Una volta salutati tutti è di routine scambiare una lunga chiacchierata con M., la veterana della stazione. Lei starebbe a parlare con noi tutta la notte con un unico scopo naturalmente, quello di raccontare barzellette sporche e qualche avventura vissuta in passato con i vari uomini della sua vita. L'ultimo saluto al "grande puffo" l'uomo addetto ai carrelli portabagagli e poi a casa.

Considerazioni finali

Con lo sviluppo di questa ricerca e grazie ai vari incontri che ho fatto, ho scoperto una realtà per me nuova, una realtà che prima anch'io volutamente lasciavo ai margini.

Ho realizzato che dentro quella condizione di povertà, dentro ogni "barbone", per quanto mal ridotto che sia, c'è un uomo, c'è un essere vivo che respira e palpita, che ha avuto una lunga storia di privazioni e di infelicità, di disamore, di solitudine e di violenza.

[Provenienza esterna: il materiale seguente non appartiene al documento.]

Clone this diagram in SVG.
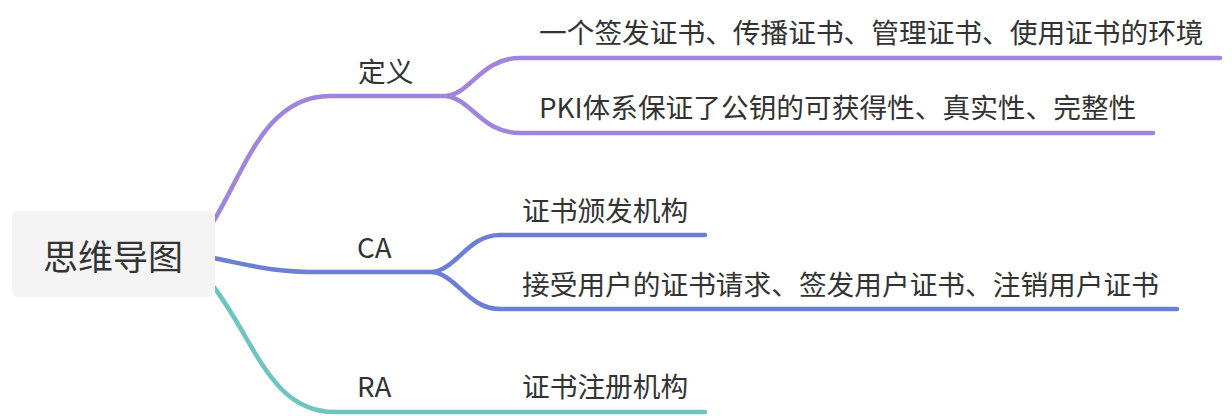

Sicuramente, da oggi in poi, ogni volta che incontrerò un "vagabondo", guardandolo avrò curiosità di conoscere qualche notizia sulla sua storia e di capire quali sono state le cause che lo hanno portato a quell'estrema povertà. Chissà se ha avuto qualcuno che si è preso cura di lui? È stato amato o rifiutato? Anche lui avrà sperato nel futuro e avrà sognato di diventare qualcuno...

Ringraziamenti

Ringrazio l'ufficio dell'Assessorato alla Solidarietà e ai Servizi Socio-Sanitari del Comune di Firenze, il centro ascolto e la mensa Caritas. La direzione e la redazione del "giornale di strada" Fuoribinario, la Ronda della carità, tutte le Associazioni che offrono aiuto ai senza-fissa-dimora, nonché gli stessi senza-fissa-dimora che hanno per la maggior parte contribuito alla stesura di questa relazione con i loro racconti di vita.

Note

1. Fuori binario è il giornale dei senza-fissa-dimora di Firenze. Fa parte dell'associazione Periferie al Centro ed è nato nell'estate del 1994.

2. In questa mensa può servirsi della doccia chi ha un buono valido rilasciato dalla Caritas. Questo servizio può essere concesso ogni tre giorni e il cambio abiti ogni sette giorni. In più vengono fornite: schiuma da barba, lamette e asciugamano.

3. Strada Viva fa parte della Federazione italiana dei giornali di strada.

4. La ronda della carità opera in molte altre città italiane.